• TASK:
Print, exactly and with both ends included, the lines below that run from the one containing "Output the LaTeX" to the one containing "(t5) at (319.7,415.7)". Pictures are omitted.

--- Begin TASK DATA ---

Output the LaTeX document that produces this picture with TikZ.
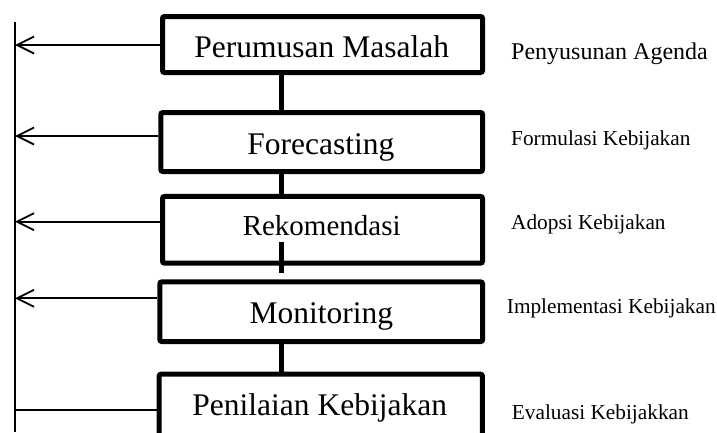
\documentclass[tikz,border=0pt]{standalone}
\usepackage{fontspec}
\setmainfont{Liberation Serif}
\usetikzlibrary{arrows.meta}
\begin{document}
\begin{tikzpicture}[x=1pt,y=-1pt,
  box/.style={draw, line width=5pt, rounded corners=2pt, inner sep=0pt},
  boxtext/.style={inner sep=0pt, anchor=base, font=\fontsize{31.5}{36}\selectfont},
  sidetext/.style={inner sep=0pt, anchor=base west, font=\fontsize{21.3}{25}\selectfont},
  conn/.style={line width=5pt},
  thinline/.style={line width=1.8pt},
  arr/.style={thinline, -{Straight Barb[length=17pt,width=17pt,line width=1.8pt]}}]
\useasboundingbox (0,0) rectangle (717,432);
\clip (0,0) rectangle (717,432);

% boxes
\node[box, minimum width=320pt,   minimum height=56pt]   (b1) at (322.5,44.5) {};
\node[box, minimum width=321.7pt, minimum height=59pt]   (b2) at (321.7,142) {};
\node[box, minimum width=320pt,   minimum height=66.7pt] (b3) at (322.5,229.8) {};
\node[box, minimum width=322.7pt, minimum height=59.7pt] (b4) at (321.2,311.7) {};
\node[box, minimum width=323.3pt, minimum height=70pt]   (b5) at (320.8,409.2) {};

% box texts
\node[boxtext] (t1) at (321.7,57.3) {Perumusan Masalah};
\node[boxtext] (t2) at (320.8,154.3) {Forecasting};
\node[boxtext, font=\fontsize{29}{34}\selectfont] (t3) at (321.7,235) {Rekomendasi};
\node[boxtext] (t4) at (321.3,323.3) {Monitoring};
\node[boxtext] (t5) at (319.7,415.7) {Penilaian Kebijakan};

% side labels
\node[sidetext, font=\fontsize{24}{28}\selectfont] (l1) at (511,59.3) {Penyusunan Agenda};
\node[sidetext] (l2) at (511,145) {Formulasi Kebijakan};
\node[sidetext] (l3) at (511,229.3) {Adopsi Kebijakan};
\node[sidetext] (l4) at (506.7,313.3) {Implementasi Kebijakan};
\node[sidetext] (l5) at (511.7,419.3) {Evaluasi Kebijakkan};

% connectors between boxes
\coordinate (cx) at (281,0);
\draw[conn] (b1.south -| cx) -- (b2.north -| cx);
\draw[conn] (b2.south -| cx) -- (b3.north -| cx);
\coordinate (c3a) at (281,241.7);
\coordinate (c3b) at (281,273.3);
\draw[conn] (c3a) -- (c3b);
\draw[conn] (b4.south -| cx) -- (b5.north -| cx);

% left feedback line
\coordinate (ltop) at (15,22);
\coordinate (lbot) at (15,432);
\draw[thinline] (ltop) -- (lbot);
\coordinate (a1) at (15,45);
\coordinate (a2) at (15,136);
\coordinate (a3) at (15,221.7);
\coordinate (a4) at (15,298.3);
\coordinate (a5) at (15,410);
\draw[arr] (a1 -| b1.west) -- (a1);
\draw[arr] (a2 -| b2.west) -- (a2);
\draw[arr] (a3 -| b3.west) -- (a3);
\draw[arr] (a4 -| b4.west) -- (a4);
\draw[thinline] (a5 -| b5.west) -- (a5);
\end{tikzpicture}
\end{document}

--- End TASK DATA ---
--- Begin TASK DATA ---

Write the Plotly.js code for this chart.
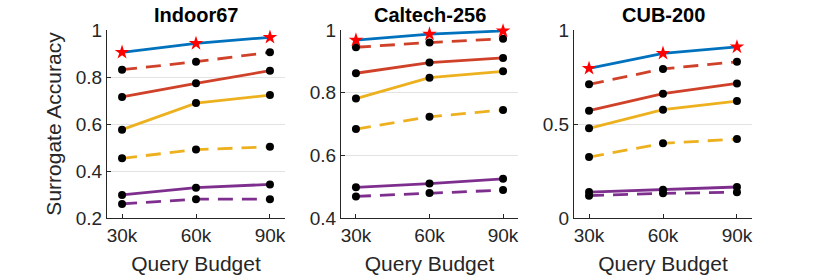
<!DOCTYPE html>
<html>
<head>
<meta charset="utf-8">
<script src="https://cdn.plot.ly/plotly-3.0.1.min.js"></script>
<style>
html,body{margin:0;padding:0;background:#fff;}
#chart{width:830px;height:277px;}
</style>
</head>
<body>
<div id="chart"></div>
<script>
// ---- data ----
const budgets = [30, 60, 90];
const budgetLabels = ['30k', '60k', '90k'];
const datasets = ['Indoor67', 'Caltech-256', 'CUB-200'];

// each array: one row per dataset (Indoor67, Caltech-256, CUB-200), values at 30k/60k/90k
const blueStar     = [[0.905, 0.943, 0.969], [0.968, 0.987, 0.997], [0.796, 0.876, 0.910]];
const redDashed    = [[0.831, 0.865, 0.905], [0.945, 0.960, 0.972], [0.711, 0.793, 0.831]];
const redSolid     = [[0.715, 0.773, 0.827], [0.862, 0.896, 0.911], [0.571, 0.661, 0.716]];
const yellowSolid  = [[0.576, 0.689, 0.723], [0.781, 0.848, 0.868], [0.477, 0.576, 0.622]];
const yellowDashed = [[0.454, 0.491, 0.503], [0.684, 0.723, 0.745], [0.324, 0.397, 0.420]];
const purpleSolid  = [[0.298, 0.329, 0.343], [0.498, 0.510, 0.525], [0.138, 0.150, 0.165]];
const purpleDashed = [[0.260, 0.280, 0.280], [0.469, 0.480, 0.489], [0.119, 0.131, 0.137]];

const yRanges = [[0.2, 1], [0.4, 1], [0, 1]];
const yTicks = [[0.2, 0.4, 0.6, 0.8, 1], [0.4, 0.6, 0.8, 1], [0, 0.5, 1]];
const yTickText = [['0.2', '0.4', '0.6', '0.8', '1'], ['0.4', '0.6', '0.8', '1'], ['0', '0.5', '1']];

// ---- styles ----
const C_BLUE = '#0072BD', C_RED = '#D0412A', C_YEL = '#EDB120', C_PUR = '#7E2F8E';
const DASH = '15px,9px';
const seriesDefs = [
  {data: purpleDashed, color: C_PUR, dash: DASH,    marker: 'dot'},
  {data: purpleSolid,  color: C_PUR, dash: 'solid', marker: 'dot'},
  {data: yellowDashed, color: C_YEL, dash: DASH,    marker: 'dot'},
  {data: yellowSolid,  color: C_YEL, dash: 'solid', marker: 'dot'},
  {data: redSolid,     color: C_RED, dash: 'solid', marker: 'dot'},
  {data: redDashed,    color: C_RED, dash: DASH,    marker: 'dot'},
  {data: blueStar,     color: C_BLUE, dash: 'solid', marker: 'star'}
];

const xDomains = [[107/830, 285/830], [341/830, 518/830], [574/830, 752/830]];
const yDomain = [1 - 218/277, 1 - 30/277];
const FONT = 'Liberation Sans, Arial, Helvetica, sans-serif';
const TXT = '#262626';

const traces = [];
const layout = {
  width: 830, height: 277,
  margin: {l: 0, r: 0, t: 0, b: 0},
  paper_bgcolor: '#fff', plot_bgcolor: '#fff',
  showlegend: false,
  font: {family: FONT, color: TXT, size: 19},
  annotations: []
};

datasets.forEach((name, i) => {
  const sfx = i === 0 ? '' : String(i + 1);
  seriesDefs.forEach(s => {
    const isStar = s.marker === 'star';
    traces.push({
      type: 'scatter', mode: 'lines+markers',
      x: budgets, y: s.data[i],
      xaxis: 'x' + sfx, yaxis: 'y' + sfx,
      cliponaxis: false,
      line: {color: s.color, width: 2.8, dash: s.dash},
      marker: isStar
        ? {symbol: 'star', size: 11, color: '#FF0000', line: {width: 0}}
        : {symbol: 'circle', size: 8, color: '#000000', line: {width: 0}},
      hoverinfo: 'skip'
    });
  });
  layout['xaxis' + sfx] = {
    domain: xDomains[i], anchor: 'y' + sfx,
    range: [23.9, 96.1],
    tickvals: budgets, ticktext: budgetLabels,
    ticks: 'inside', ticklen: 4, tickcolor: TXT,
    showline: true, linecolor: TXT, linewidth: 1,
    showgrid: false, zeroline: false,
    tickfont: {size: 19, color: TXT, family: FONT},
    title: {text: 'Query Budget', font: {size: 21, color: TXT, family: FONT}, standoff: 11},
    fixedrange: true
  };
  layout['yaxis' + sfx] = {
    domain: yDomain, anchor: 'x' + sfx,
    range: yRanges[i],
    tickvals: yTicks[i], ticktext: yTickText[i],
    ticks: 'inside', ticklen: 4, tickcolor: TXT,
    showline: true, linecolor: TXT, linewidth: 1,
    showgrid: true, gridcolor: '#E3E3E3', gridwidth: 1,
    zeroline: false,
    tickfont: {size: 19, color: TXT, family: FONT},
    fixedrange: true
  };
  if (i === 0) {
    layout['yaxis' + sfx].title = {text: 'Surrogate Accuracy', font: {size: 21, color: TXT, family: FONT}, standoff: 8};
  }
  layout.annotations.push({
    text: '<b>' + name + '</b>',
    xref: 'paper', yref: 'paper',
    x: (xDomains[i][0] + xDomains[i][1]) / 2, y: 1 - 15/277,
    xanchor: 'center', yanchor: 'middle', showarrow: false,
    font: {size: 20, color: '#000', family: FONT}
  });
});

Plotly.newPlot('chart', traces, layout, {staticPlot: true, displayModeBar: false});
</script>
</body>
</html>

--- End TASK DATA ---

• ANSWER TO THIS TASK:
Output the LaTeX document that produces this picture with TikZ.
\documentclass[tikz,border=0pt]{standalone}
\usepackage{fontspec}
\setmainfont{Liberation Serif}
\usetikzlibrary{arrows.meta}
\begin{document}
\begin{tikzpicture}[x=1pt,y=-1pt,
  box/.style={draw, line width=5pt, rounded corners=2pt, inner sep=0pt},
  boxtext/.style={inner sep=0pt, anchor=base, font=\fontsize{31.5}{36}\selectfont},
  sidetext/.style={inner sep=0pt, anchor=base west, font=\fontsize{21.3}{25}\selectfont},
  conn/.style={line width=5pt},
  thinline/.style={line width=1.8pt},
  arr/.style={thinline, -{Straight Barb[length=17pt,width=17pt,line width=1.8pt]}}]
\useasboundingbox (0,0) rectangle (717,432);
\clip (0,0) rectangle (717,432);

% boxes
\node[box, minimum width=320pt,   minimum height=56pt]   (b1) at (322.5,44.5) {};
\node[box, minimum width=321.7pt, minimum height=59pt]   (b2) at (321.7,142) {};
\node[box, minimum width=320pt,   minimum height=66.7pt] (b3) at (322.5,229.8) {};
\node[box, minimum width=322.7pt, minimum height=59.7pt] (b4) at (321.2,311.7) {};
\node[box, minimum width=323.3pt, minimum height=70pt]   (b5) at (320.8,409.2) {};

% box texts
\node[boxtext] (t1) at (321.7,57.3) {Perumusan Masalah};
\node[boxtext] (t2) at (320.8,154.3) {Forecasting};
\node[boxtext, font=\fontsize{29}{34}\selectfont] (t3) at (321.7,235) {Rekomendasi};
\node[boxtext] (t4) at (321.3,323.3) {Monitoring};
\node[boxtext] (t5) at (319.7,415.7) {Penilaian Kebijakan};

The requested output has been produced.